Apple Watchを使い始めて2週間近くが経ちました。ワークアウトアプリのおかげで運動の頻度が増えたし、iPhoneをすぐ見つけられるようになったし、担当編集とも仲良くなれました。ただ、あるシーンでだけ、どう使っていいか分からないときがあります。
それは運転中です。
普段筆者は車で移動することが多く、週3〜4日は往復1時間以上運転しています。そのため、運転中にApple Watchで通知を受け取ることがままあります。
携帯電話は運転中の使用が法律で禁じられているため、iPhoneのときは通知が来ても無視していました。しかしApple Watchはハンドルを握る手首に着けており、画面が視線の範囲内にあります。したがって通知を確認しようと思えば、ハンドルを握ったまま手首をひねるだけで、iPhoneよりも簡単に通知を確認できるわけです。
Apple Watchに通知がどう表示されるかというと、通知を受け取るとまずアプリのアイコンが現れ、次に内容が表示されます。メッセージなら、チーンという音、Taptic Engineによる軽い手首の叩きとともにメッセージアイコンが表示され、直後に本文が表示されます。

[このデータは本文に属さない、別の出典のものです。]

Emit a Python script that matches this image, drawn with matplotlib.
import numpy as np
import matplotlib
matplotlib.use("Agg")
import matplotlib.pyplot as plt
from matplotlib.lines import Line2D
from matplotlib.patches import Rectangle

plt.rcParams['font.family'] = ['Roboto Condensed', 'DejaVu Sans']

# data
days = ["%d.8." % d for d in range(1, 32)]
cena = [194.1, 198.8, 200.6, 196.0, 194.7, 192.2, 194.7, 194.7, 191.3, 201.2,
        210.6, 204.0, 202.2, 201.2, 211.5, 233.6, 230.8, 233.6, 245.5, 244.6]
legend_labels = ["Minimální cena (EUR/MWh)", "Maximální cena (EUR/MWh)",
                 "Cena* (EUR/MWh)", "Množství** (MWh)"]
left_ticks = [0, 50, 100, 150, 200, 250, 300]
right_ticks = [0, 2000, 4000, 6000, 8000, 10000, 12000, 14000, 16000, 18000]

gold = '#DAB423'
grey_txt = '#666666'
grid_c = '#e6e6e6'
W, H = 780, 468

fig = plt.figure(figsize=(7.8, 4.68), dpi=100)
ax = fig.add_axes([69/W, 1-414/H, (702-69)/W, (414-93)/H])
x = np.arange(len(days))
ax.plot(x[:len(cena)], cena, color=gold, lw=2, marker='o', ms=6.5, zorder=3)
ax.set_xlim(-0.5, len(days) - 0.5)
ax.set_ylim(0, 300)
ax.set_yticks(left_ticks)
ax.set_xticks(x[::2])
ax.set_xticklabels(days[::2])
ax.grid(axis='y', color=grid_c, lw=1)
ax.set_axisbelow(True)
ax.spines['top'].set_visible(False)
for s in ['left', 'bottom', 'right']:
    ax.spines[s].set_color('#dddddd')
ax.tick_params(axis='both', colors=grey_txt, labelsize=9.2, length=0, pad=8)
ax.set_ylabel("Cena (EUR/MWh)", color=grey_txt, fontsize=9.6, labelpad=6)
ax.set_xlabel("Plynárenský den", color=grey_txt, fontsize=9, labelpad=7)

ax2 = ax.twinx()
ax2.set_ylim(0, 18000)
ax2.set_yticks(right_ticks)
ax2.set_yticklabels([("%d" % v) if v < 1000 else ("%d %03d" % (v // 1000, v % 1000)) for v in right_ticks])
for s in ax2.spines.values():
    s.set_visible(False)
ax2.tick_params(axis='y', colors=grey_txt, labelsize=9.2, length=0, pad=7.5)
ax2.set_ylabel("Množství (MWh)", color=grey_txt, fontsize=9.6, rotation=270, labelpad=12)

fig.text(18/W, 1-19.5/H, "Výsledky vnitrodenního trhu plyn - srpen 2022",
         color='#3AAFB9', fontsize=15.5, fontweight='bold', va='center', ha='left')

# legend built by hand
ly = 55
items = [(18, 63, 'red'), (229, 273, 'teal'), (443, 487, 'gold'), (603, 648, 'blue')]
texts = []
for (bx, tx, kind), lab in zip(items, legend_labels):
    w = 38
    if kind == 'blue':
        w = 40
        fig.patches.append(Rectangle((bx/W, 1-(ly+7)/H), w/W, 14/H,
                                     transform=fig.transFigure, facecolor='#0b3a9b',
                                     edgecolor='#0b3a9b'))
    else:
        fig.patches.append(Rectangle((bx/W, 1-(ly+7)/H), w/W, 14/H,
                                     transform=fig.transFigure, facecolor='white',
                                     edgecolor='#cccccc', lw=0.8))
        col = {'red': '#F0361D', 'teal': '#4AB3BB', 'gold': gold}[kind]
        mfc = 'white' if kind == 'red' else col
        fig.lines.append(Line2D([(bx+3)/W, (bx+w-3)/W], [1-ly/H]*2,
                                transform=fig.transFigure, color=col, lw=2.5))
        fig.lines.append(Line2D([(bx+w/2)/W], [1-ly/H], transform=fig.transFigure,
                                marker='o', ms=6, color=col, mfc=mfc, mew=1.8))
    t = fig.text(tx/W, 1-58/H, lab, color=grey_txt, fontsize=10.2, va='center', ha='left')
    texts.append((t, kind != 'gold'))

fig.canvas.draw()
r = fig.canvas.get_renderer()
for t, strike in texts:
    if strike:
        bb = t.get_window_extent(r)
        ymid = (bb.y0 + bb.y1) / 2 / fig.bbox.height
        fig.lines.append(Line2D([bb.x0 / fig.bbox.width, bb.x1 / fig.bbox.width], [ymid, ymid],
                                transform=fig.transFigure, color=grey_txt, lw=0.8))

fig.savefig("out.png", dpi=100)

この間たったの2〜3秒ですが、この“チラ見”は法律的に許されるのでしょうか。
日本では現在、運転中のスマートウォッチ使用を直接禁ずる法律はなく、「画像表示用装置」を“注視”することが規制されている程度です。
「自動車又は原動機付自転車(以下この号において「自動車等」という。)を運転する場合においては、(中略)当該自動車等に取り付けられ若しくは持ち込まれた画像表示用装置(中略)に表示された画像を注視しないこと。」(道路交通法第四章第一節第七十一条五の五)
個人的にはApple Watchといえどよそ見運転になって危険な気がするので、なるべく見ないようにしています。しかし反射的に目線をやることはありますし、「大事な通知が来てそうだな」と思うときは、iPhoneよりも確認のハードルが低いぶん、画面を見たい誘惑は大きくなります。
スマートウォッチが広がりを見せるなか、海外のメディアでも運転中の使用について議論が活発化しています。
例えば、ハフィントン・ポストは「運転中のApple Watch使用は禁止すべき」とする記事を掲載し、スマートウォッチでメッセージを読んでいたドライバーの反応が、通常時より約3倍時間がかかったという調査結果を取り上げました。また、記事の著者は、機内モードのように「運転モード」をスマートウォッチに追加すべきと主張しています。
WAREABLEでは、豪の一部の州警察が、運転中にスマートウォッチを使用すると罰金の可能性があると述べたと紹介。さらに、弁護士のStephen Joseph氏が、英国でアップル、グーグル、サムスンなどに対し訴訟を起こしており、ドライバーに運転中のスマートウォッチ使用の危険性を教育するための費用、約10億円を要求していると報じています。
2014年秋にはすでに英運輸省がドライバーに対し、携帯電話使用時と同じく、運転中にスマートウォッチを使用して事故を起こしてしまった場合、厳罰を下すと注意しているようです。運転中のスマートウォッチ利用をどう証拠づけるのかは難しいところですが……。
世界中で法規制が進めば、日本でも近いうちに法律が改正される可能性があります。しかし規制されようがされまいが、まずは利用者一人ひとりが安全運転を第一に考え、スマートウォッチを使っていく必要があります。よりパーソナルなデバイスだからこそ、あえて距離をおいて使うシーンがほかにも出てくるかもしれませんね。